Don't be fooled by the chipsets on the motherboard.
Some motherboard manufacturers licensed their designs to other companies and it's possible that you could sometimes see another chipset on the same motherboard.
A good example would be the ones you found on some sound cards of exactly the same model number and design. Some revisions had the Analog Devices AD1848 codec chip, while others had the Cirrus Logic CS4248 codec chip. Manufactured by two different companies, but they performed exactly the same function.
So long as the layout of your motherboard matches the layout of the links in the above posts, then at least you know what the function of each jumper is and what the overall specifications of your motherboard design is.

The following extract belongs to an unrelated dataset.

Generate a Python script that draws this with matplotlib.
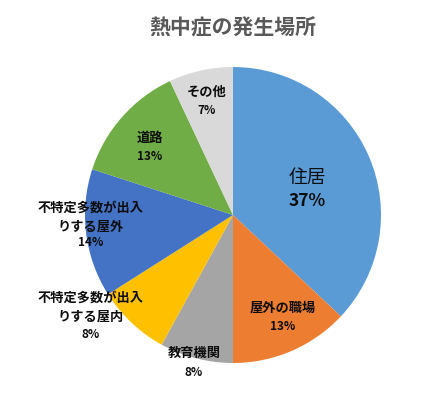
import matplotlib.pyplot as plt

plt.rcParams['font.family'] = ['Noto Sans CJK JP', 'DejaVu Sans']

# データ
labels = ['住居', '屋外の職場', '教育機関', '不特定多数が出入\nりする屋内',
          '不特定多数が出入\nりする屋外', '道路', 'その他']
values = [37, 13, 8, 8, 14, 13, 7]
colors = ['#5B9BD5', '#ED7D31', '#A5A5A5', '#FFC000', '#4472C4', '#70AD47', '#D9D9D9']

# ラベル位置 (画像ピクセル: x, 名前の中心 y, パーセントの中心 y)
label_px = [(307, 177, 201), (283, 308, 326), (194, 353, 372), (91, 307, 334),
            (91, 217, 243), (150, 138, 156), (207, 92, 110)]

cx, cy, r = 233, 215, 148

fig = plt.figure(figsize=(4.46, 3.95), dpi=100)
ax = fig.add_axes([(cx - r) / 446, (395 - cy - r) / 395, 2 * r / 446, 2 * r / 395])
ax.pie(values, colors=colors, startangle=90, counterclock=False,
       wedgeprops=dict(linewidth=0))
ax.set_xlim(-1, 1)
ax.set_ylim(-1, 1)
ax.set_aspect('equal')
ax.axis('off')

def to_data(px, py):
    return (px - cx) / r, (cy - py) / r

for i, (lab, v, (px, py, py2)) in enumerate(zip(labels, values, label_px)):
    big = i == 0
    x, y = to_data(px, py)
    ax.text(x, y, lab, ha='center', va='center', fontsize=13.5 if big else 9.5,
            fontweight='normal' if big else 'bold', color='#0D0D0D',
            linespacing=1.4, clip_on=False)
    x2, y2 = to_data(px, py2)
    ax.text(x2, y2, f'{v}%', ha='center', va='center', fontsize=12.5 if big else 8.5,
            fontweight='bold', color='#0D0D0D', clip_on=False)

fig.text(233 / 446, 1 - 28 / 395, '熱中症の発生場所', ha='center', va='center',
         fontsize=15, fontweight='bold', color='#595959')

fig.savefig('out.png', dpi=100)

For a 386DX-40, 8 MB should be sufficient since, back in the day, that was plenty of memory for a Windows 3.1 PC (most people only had 4 MB RAM on board). Also, I doubt that you will find a lot of software that will benefit from having more than 8 MB RAM, since your CPU would start to become the bottleneck long before memory becomes an issue (I'm not saying there isn't, just that there aren't probably many software titles that that will run satisfactory on this CPU and will benefit from having more than 8 MB of RAM).

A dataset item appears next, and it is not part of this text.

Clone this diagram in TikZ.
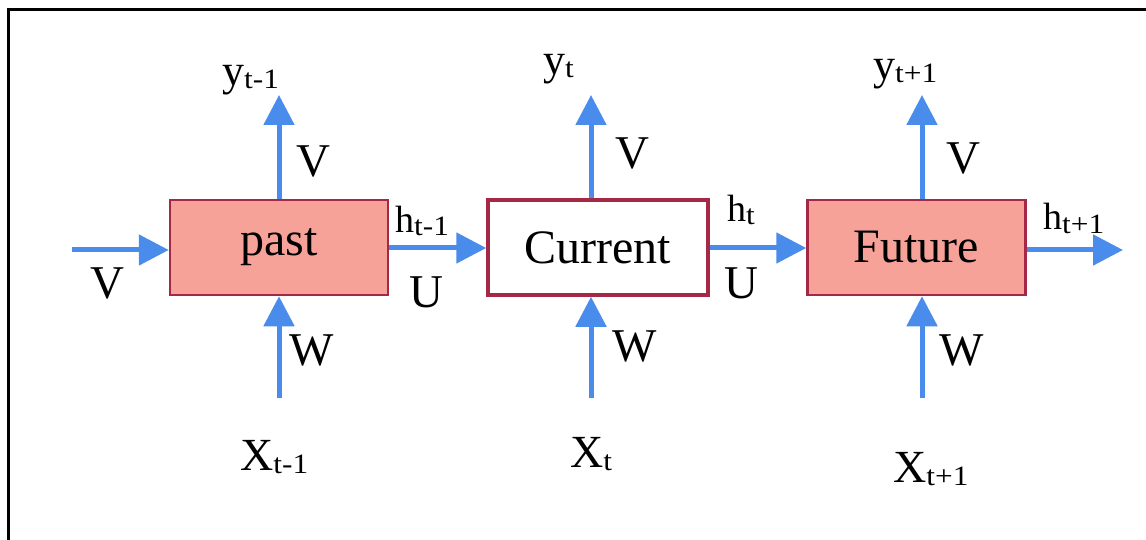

However, since your motherboard appears to support up to 32 MB of RAM, I don't see any harm in increasing the amount of RAM, since it could improve Windows 3.1 performance (less swap file usage - although, I haven't checked how much Windows 3.1 uses, etc.).
Since this is a 32-bit system, and each 30 pin simm has an 8-bit data width, you need to fill up a bank with 4 simms to make up 32-bit.
If you really want to increase the memory, then you can leave bank 0 filled with the 4x 1 MB simms and then just fill up bank 1 with 4x 4MB simms.
This will then give you 20 MB of RAM in total. However, I would be inclined to say that you shouldn't install more than 16 MB of RAM, since there are some games that had problems if you installed too much memory.
Just check what the current memory speed of your simms are and either get the same speed or faster, but not slower (most were either 60ns or 70ns). Also, I don't recall there being 2 MB simms.
However, before you spend money on 30 pin simms, maybe just try out the PC with the 8 MB RAM first and see how it goes.